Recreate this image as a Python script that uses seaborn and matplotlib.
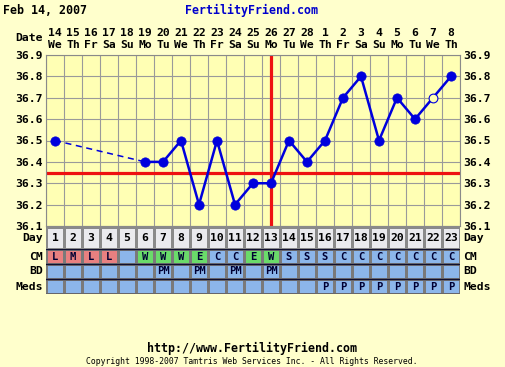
import numpy as np
import pandas as pd
import matplotlib.pyplot as plt
import seaborn as sns
from matplotlib.colors import ListedColormap

# chart data
cycle_days = list(range(1, 24))
dates = ["14", "15", "16", "17", "18", "19", "20", "21", "22", "23", "24", "25",
         "26", "27", "28", "1", "2", "3", "4", "5", "6", "7", "8"]
weekdays = ["We", "Th", "Fr", "Sa", "Su", "Mo", "Tu", "We", "Th", "Fr", "Sa", "Su",
            "Mo", "Tu", "We", "Th", "Fr", "Sa", "Su", "Mo", "Tu", "We", "Th"]
temps = [36.5, np.nan, np.nan, np.nan, np.nan, 36.4, 36.4, 36.5, 36.2, 36.5, 36.2, 36.3,
         36.3, 36.5, 36.4, 36.5, 36.7, 36.8, 36.5, 36.7, 36.6, 36.7, 36.8]
discarded_days = [22]
coverline = 36.35
ovulation_day = 13
y_ticks = [36.1, 36.2, 36.3, 36.4, 36.5, 36.6, 36.7, 36.8, 36.9]
cm = ["L", "M", "L", "L", "", "W", "W", "W", "E", "C", "C", "E", "W",
      "S", "S", "S", "C", "C", "C", "C", "C", "C", "C"]
bd = ["", "", "", "", "", "", "PM", "", "PM", "", "PM", "", "PM",
      "", "", "", "", "", "", "", "", "", ""]
meds = [""] * 15 + ["P"] * 8
row_names = ["CM", "BD", "Meds"]

BG = "#FFFFCC"
PLOT_BG = "#FFFFB4"
BLUE = "#0000DD"
RED = "#EE1111"
CELL_BLUE = "#8CB6EA"
CELL_RED = "#E88080"
CELL_GREEN = "#6ADB6A"
FONT = "DejaVu Sans Mono"

plt.rcParams["font.family"] = FONT
plt.rcParams["font.weight"] = "bold"

W, H = 506, 367
fig = plt.figure(figsize=(W / 100, H / 100), dpi=100, facecolor=BG)


def box(x0, y0, x1, y1):
    return [x0 / W, 1 - y1 / H, (x1 - x0) / W, (y1 - y0) / H]


ax = fig.add_axes(box(46, 55, 460, 226))
ax.set_facecolor(PLOT_BG)

df = pd.DataFrame({"day": cycle_days, "temp": temps}).dropna()
first = df.iloc[:2]
rest = df.iloc[1:]

sns.lineplot(data=first, x="day", y="temp", ax=ax, color=BLUE, lw=1.1,
             linestyle=(0, (4, 3)), zorder=3)
sns.lineplot(data=rest, x="day", y="temp", ax=ax, color=BLUE, lw=1.8, zorder=3)

ax.axhline(coverline, color=RED, lw=2.3, zorder=2.5)
ax.axvline(ovulation_day, color=RED, lw=2.3, zorder=2.5)

filled = df[~df["day"].isin(discarded_days)]
opened = df[df["day"].isin(discarded_days)]
sns.scatterplot(data=filled, x="day", y="temp", ax=ax, color=BLUE, s=45,
                edgecolor=BLUE, linewidth=0.5, zorder=4)
sns.scatterplot(data=opened, x="day", y="temp", ax=ax, color=PLOT_BG, s=40,
                edgecolor=BLUE, linewidth=0.8, zorder=4)

ax.set_xlim(0.5, 23.5)
ax.set_ylim(36.1, 36.9)
ax.set_xticks(np.arange(0.5, 24, 1))
ax.set_xticklabels([])
ax.set_yticks(y_ticks)
ax.set_yticklabels([f"{v:.1f}" for v in y_ticks])
ax.tick_params(axis="both", length=0, labelsize=8.2, labelright=True, pad=2)
ax.grid(True, color="#9a9a9a", lw=0.8, zorder=0)
ax.set_axisbelow(True)
ax.set_xlabel("")
ax.set_ylabel("")
for s in ax.spines.values():
    s.set_color("#8a8a8a")
    s.set_linewidth(0.8)

# date header
tr = ax.get_xaxis_transform()
for d, dt, wd in zip(cycle_days, dates, weekdays):
    ax.text(d, 1.128, dt, transform=tr, ha="center", va="center", fontsize=8.2)
    ax.text(d, 1.058, wd, transform=tr, ha="center", va="center", fontsize=8.2)
fig.text(43 / W, 1 - 38 / H, "Date", ha="right", va="center", fontsize=8.2)

# day row
day_ax = fig.add_axes(box(46, 227, 460, 249))
sns.heatmap(np.zeros((1, 23)), ax=day_ax, cmap=ListedColormap(["#EAEAEE"]),
            cbar=False, annot=np.array([[str(d) for d in cycle_days]]), fmt="",
            annot_kws={"color": "black", "fontsize": 8.2, "fontweight": "bold"},
            linewidths=0.8, linecolor="#8a8a8a", xticklabels=False, yticklabels=False)
day_ax.text(-0.008, 0.5, "Day", transform=day_ax.transAxes, ha="right",
            va="center", fontsize=8.2)
day_ax.text(1.008, 0.5, "Day", transform=day_ax.transAxes, ha="left",
            va="center", fontsize=8.2)

# CM / BD / Meds rows
def cm_code(c):
    if c in ("L", "M"):
        return 1
    if c in ("W", "E"):
        return 2
    return 0


codes = np.array([[cm_code(c) for c in cm], [0] * 23, [0] * 23])
labels = np.array([cm, bd, meds])
tab_ax = fig.add_axes(box(46, 249, 460, 294))
sns.heatmap(codes, ax=tab_ax, cmap=ListedColormap([CELL_BLUE, CELL_RED, CELL_GREEN]),
            vmin=-0.5, vmax=2.5, cbar=False, annot=labels, fmt="",
            annot_kws={"color": "#000033", "fontsize": 7.6, "fontweight": "bold"},
            linewidths=0.8, linecolor="#7a7a7a", xticklabels=False, yticklabels=False)
for yy in [0, 1, 2, 3]:
    tab_ax.axhline(yy, color="#101030", lw=1.0)
for i, name in enumerate(row_names):
    tab_ax.text(-0.008, 1 - (i + 0.5) / 3, name, transform=tab_ax.transAxes,
                ha="right", va="center", fontsize=8.2)
    tab_ax.text(1.008, 1 - (i + 0.5) / 3, name, transform=tab_ax.transAxes,
                ha="left", va="center", fontsize=8.2)

# header and footer
fig.text(3 / W, 1 - 10 / H, "Feb 14, 2007", ha="left", va="center", fontsize=8.4)
fig.text(252 / W, 1 - 10 / H, "FertilityFriend.com", ha="center", va="center",
         fontsize=8.4, color="#0000CC")
fig.text(252 / W, 1 - 348 / H, "http://www.FertilityFriend.com", ha="center",
         va="center", fontsize=8.4)
fig.text(252 / W, 1 - 362 / H,
         "Copyright 1998-2007 Tamtris Web Services Inc. - All Rights Reserved.",
         ha="center", va="center", fontsize=5.9, fontweight="normal")

fig.savefig("out.png", dpi=100, facecolor=BG)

____

◆ **Given instruction**
Begin at the first line of the material and copy each line exactly through the one containing "from matplotlib.colors import ListedColormap". Omit pictures.

◆ **The completed task**
Recreate this image as a Python script that uses seaborn and matplotlib.
import numpy as np
import pandas as pd
import matplotlib.pyplot as plt
import seaborn as sns
from matplotlib.colors import ListedColormap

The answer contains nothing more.